Equifax will reimburse Mr. Smith for all normal and customary relocation expenses in accordance with its usual plans, practices, programs and policies, including a miscellaneous relocation allowance of $50,000, reimbursement for non-refundable tuition expenses up to $45,000, travel expenses during relocation and reimbursement for any loss on the sale of Mr. Smith’s current residence up to $50,000.

 

 

 

Supplemental Executive Retirement Plan

 

Mr. Smith will be immediately vested in the Supplemental Retirement Plan for Executives of Equifax on the Start Date and calculation of his SERP benefits will include five year’s service credits.

 

 

 

Change in Control

 

On or about the Start Date, Mr. Smith and Equifax will enter into a Change In Control letter agreement substantially similar to that entered into by other Equifax senior executives.

 

1



 

Severance

 

In the event Equifax terminates for other than “Cause” (as defined in Equifax’s Change-in-Control plan) or Mr. Smith terminates for “Good Reason” (as defined in the Agreement), Mr. Smith will, provided he signs a release of claims against Equifax, receive cash payments representing the sum of base salary through date of termination, a pro-rata bonus for the year of termination, any vested deferred compensation, and an amount equal to 1/12 of Mr.
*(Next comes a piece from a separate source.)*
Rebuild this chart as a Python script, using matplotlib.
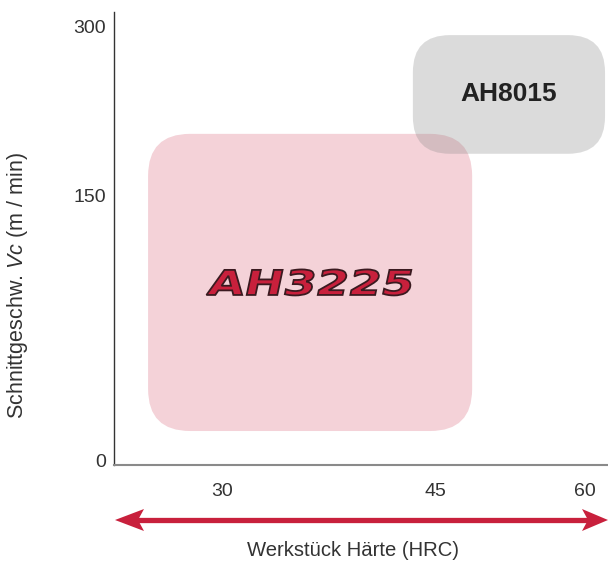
import numpy as np
import matplotlib
matplotlib.use('Agg')
import matplotlib.pyplot as plt
from matplotlib.patches import FancyBboxPatch, PathPatch, Polygon
from matplotlib.lines import Line2D
from matplotlib.textpath import TextPath
from matplotlib.font_manager import FontProperties
from matplotlib.transforms import Affine2D, IdentityTransform

plt.rcParams['font.family'] = ['Liberation Sans', 'DejaVu Sans']
plt.rcParams['mathtext.fontset'] = 'custom'
plt.rcParams['mathtext.rm'] = 'Liberation Sans'
plt.rcParams['mathtext.it'] = 'Liberation Sans:italic'

# schematic axis positions (0-100) and their labels
x_tick_pos = [21.9, 65.0, 95.3]
x_tick_lab = ['30', '45', '60']
y_tick_pos = [1.1, 59.4, 96.7]
y_tick_lab = ['0', '150', '300']

# grade application areas: x0, x1, y0, y1 in schematic units
grades = ['AH3225', 'AH8015']
box_x0 = [6.9, 60.5]
box_x1 = [72.5, 99.4]
box_y0 = [7.5, 68.7]
box_y1 = [73.1, 94.9]

W, H = 608, 564
fig = plt.figure(figsize=(W / 100, H / 100), dpi=100)
ax = fig.add_axes([114 / W, 99 / H, 494 / W, 453 / H])
ax.set_xlim(0, 100)
ax.set_ylim(0, 100)

for s in ['top', 'right']:
    ax.spines[s].set_visible(False)
ax.spines['left'].set_color('#333333')
ax.spines['left'].set_linewidth(1.0)
ax.spines['bottom'].set_color('#8a8a8a')
ax.spines['bottom'].set_linewidth(1.5)

ax.set_xticks(x_tick_pos)
ax.set_xticklabels(x_tick_lab)
ax.set_yticks(y_tick_pos)
ax.set_yticklabels(y_tick_lab)
ax.tick_params(axis='both', length=0, labelsize=14, labelcolor='#333333')
ax.tick_params(axis='x', pad=13)
ax.tick_params(axis='y', pad=6)

# pink box (AH3225)
pink = FancyBboxPatch((box_x0[0], box_y0[0]), box_x1[0] - box_x0[0], box_y1[0] - box_y0[0],
                      boxstyle='round,pad=0,rounding_size=8.5', mutation_aspect=494 / 453,
                      facecolor='#c8203c', alpha=0.2, edgecolor='none')
ax.add_patch(pink)

# grey box (AH8015)
grey = FancyBboxPatch((box_x0[1], box_y0[1]), box_x1[1] - box_x0[1], box_y1[1] - box_y0[1],
                      boxstyle='round,pad=0,rounding_size=7.5', mutation_aspect=494 / 453,
                      facecolor='#8a8a8a', alpha=0.3, edgecolor='none', clip_on=False)
ax.add_patch(grey)

ax.text((box_x0[1] + box_x1[1]) / 2, (box_y0[1] + box_y1[1]) / 2, grades[1],
        ha='center', va='center', fontsize=19, fontweight='bold', color='#222222')

# stylised AH3225 logo, stretched and skewed
fig.canvas.draw()
cx, cy = ax.transData.transform(((box_x0[0] + box_x1[0]) / 2, (box_y0[0] + box_y1[0]) / 2))
tp = TextPath((0, 0), grades[0], size=1, prop=FontProperties(family='DejaVu Sans', weight='bold'))
ext = tp.get_extents()
sx = 202 / ext.width
sy = 26 / ext.height
tr = (Affine2D().translate(-(ext.x0 + ext.x1) / 2, -(ext.y0 + ext.y1) / 2)
      .scale(sx, sy).skew_deg(12, 0).translate(cx, cy))
logo = PathPatch(tr.transform_path(tp), facecolor='#c8203c', edgecolor='#3a1a20',
                 linewidth=1.3, transform=IdentityTransform())
fig.patches.append(logo)

# axis labels
fig.text(18 / W, 1 - 285 / H, r'Schnittgeschw. $\it{Vc}$ (m / min)', rotation=90,
         ha='center', va='center', fontsize=15.5, color='#333333')
fig.text(353 / W, 1 - 551 / H, 'Werkstück Härte (HRC)',
         ha='center', va='center', fontsize=14.6, color='#333333')

# red double arrow with notched heads (pixel coordinates, y from top)
red = '#c8203c'
ay = 520
x_left, x_right = 115, 608
fig.lines.append(Line2D([(x_left + 20) / W, (x_right - 20) / W], [1 - ay / H, 1 - ay / H],
                        transform=fig.transFigure, color=red, linewidth=3.8))
head_l = [(x_left, ay), (x_left + 29, ay - 11), (x_left + 23, ay), (x_left + 29, ay + 11)]
head_r = [(x_right, ay), (x_right - 26, ay - 11), (x_right - 20, ay), (x_right - 26, ay + 11)]
for head in [head_l, head_r]:
    pts = [(px / W, 1 - py / H) for px, py in head]
    fig.patches.append(Polygon(pts, closed=True, transform=fig.transFigure,
                               facecolor=red, edgecolor='none'))

plt.savefig('out.png', dpi=100)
Smith’s base salary and then target bonus times the number of months remaining in the term of the Agreement, together with COBRA payment and certain health benefits for an equivalent period.

 

 

 

Nondisclosure, Noncompetition, Nonsolicitation

 

Mr. Smith will comply with covenants prohibiting disclosure of confidential information, solicitation of customers or employees and engaging in competitive activity.

 

 

 

Arbitration

 

Any dispute related to the Agreement will be resolved by mediation or by binding arbitration.

 

 

 

Legal Expenses

 

Equifax will reimburse Mr. Smith for reasonable legal expenses incurred in connection with the Agreement.